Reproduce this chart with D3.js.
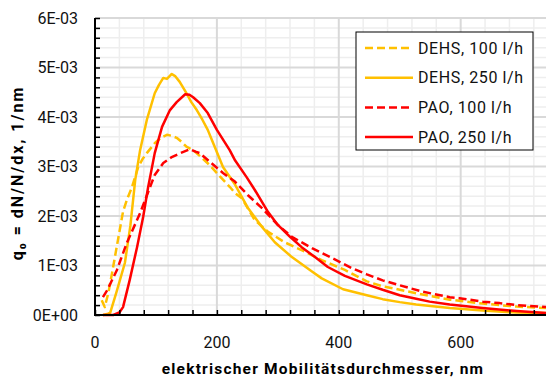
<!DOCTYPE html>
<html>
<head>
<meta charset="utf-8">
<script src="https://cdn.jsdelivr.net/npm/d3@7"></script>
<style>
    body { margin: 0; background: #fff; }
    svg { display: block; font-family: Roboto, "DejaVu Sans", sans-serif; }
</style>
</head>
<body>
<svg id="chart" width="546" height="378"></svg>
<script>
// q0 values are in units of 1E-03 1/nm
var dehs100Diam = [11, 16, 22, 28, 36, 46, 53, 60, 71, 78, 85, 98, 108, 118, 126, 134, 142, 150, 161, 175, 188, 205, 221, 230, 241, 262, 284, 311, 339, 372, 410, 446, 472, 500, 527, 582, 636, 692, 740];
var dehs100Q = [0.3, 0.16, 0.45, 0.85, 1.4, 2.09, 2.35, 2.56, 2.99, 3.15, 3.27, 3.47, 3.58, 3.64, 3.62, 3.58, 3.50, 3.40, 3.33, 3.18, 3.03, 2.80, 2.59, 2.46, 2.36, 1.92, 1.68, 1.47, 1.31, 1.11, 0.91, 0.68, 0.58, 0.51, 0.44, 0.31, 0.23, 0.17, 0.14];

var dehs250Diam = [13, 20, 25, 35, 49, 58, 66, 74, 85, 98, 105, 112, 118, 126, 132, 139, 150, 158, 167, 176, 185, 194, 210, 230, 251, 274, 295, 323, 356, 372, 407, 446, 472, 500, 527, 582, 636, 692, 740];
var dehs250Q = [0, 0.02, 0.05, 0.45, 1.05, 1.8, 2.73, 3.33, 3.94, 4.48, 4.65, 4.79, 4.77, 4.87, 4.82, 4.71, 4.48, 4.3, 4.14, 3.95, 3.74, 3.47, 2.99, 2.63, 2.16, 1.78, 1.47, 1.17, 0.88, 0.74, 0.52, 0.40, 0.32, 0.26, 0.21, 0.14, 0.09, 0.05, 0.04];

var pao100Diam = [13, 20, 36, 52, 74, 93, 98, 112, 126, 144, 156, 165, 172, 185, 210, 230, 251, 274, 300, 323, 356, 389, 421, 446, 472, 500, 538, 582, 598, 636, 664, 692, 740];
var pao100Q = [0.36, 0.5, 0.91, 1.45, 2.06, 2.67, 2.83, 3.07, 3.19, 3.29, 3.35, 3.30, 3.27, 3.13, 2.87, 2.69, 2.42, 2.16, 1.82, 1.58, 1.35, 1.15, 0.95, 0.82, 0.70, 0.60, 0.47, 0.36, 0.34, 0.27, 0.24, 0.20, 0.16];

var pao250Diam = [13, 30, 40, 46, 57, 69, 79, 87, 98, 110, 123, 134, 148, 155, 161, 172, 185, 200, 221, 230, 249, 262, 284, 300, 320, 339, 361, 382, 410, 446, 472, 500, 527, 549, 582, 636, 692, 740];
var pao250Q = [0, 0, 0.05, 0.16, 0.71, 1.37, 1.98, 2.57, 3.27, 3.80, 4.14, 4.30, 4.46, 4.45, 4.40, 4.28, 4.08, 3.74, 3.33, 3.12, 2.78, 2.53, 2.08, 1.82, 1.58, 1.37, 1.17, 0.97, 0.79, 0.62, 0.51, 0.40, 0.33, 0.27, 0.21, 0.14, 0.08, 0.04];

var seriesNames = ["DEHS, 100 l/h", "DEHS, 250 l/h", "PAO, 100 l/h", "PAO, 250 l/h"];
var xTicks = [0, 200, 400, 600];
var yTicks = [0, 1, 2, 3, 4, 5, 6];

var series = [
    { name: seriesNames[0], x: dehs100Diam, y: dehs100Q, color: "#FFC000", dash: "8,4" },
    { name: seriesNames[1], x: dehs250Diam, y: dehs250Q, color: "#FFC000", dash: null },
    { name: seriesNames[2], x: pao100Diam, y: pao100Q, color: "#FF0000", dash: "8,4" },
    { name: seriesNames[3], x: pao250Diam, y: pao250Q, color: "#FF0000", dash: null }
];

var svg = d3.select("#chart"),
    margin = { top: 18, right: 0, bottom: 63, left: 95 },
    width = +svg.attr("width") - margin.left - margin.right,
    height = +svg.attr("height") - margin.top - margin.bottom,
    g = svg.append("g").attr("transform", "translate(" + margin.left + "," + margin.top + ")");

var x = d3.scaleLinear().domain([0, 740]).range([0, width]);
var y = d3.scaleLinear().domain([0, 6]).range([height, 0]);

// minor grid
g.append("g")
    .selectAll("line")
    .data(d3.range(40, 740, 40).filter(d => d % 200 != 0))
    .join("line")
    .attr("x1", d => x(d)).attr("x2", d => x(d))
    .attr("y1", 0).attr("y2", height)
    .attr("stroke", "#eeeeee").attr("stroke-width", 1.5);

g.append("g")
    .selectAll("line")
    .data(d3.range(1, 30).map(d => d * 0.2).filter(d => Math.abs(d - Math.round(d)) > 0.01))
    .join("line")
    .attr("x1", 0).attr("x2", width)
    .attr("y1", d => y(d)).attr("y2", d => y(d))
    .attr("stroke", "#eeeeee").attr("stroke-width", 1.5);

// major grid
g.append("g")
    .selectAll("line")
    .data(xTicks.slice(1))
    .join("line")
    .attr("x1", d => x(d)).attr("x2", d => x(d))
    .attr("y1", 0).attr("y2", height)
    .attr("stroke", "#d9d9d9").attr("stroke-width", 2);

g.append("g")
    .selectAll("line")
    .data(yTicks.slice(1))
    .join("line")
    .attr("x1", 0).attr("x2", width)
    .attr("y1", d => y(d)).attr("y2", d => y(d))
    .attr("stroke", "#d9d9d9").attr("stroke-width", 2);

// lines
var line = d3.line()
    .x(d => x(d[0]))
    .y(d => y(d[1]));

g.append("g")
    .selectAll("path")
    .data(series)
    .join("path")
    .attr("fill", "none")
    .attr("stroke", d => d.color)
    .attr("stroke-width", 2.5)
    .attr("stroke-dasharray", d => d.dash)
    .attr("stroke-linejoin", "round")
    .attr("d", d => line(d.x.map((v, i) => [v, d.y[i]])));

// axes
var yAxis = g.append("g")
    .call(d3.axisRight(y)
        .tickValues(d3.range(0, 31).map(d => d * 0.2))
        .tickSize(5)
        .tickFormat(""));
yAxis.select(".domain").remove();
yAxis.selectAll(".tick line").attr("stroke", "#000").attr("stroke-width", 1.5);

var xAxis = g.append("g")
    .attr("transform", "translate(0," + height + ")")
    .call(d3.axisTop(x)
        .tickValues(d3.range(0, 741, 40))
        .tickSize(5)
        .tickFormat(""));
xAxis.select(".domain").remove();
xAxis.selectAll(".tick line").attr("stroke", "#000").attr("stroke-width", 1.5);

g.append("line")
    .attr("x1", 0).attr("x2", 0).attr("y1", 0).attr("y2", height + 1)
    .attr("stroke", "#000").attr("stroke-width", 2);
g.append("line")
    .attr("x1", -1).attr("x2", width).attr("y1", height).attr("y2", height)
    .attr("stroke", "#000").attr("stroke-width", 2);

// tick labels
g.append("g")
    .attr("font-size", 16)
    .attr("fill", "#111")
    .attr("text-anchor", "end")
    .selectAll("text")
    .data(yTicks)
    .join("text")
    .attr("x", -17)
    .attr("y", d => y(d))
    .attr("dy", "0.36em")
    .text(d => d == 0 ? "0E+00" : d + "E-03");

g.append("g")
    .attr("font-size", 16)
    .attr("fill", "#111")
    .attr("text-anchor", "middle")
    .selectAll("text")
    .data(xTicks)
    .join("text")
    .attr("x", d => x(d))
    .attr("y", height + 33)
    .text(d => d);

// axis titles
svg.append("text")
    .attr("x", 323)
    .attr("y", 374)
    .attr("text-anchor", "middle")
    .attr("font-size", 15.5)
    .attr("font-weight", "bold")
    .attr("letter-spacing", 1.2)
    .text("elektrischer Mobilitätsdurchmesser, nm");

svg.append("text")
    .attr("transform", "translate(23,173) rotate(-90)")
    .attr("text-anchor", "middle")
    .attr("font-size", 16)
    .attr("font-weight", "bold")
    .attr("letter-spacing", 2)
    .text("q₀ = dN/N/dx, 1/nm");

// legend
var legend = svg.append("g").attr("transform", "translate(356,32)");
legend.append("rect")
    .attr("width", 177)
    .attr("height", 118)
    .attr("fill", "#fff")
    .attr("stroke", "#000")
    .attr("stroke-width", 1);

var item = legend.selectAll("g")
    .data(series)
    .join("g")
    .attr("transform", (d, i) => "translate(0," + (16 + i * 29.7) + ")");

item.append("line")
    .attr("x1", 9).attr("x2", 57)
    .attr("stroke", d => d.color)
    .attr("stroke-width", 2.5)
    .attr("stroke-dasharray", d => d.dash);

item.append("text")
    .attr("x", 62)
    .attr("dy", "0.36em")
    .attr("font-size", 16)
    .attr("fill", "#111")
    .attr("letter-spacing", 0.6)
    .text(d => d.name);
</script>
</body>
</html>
▬▬▬
• **To do**
Without the pictures, please reproduce each line of the listing above exactly, from the first one through the line bearing "0.09, 0.05, 0.04];".

• **Answer to the task**
Reproduce this chart with D3.js.
<!DOCTYPE html>
<html>
<head>
<meta charset="utf-8">
<script src="https://cdn.jsdelivr.net/npm/d3@7"></script>
<style>
    body { margin: 0; background: #fff; }
    svg { display: block; font-family: Roboto, "DejaVu Sans", sans-serif; }
</style>
</head>
<body>
<svg id="chart" width="546" height="378"></svg>
<script>
// q0 values are in units of 1E-03 1/nm
var dehs100Diam = [11, 16, 22, 28, 36, 46, 53, 60, 71, 78, 85, 98, 108, 118, 126, 134, 142, 150, 161, 175, 188, 205, 221, 230, 241, 262, 284, 311, 339, 372, 410, 446, 472, 500, 527, 582, 636, 692, 740];
var dehs100Q = [0.3, 0.16, 0.45, 0.85, 1.4, 2.09, 2.35, 2.56, 2.99, 3.15, 3.27, 3.47, 3.58, 3.64, 3.62, 3.58, 3.50, 3.40, 3.33, 3.18, 3.03, 2.80, 2.59, 2.46, 2.36, 1.92, 1.68, 1.47, 1.31, 1.11, 0.91, 0.68, 0.58, 0.51, 0.44, 0.31, 0.23, 0.17, 0.14];

var dehs250Diam = [13, 20, 25, 35, 49, 58, 66, 74, 85, 98, 105, 112, 118, 126, 132, 139, 150, 158, 167, 176, 185, 194, 210, 230, 251, 274, 295, 323, 356, 372, 407, 446, 472, 500, 527, 582, 636, 692, 740];
var dehs250Q = [0, 0.02, 0.05, 0.45, 1.05, 1.8, 2.73, 3.33, 3.94, 4.48, 4.65, 4.79, 4.77, 4.87, 4.82, 4.71, 4.48, 4.3, 4.14, 3.95, 3.74, 3.47, 2.99, 2.63, 2.16, 1.78, 1.47, 1.17, 0.88, 0.74, 0.52, 0.40, 0.32, 0.26, 0.21, 0.14, 0.09, 0.05, 0.04];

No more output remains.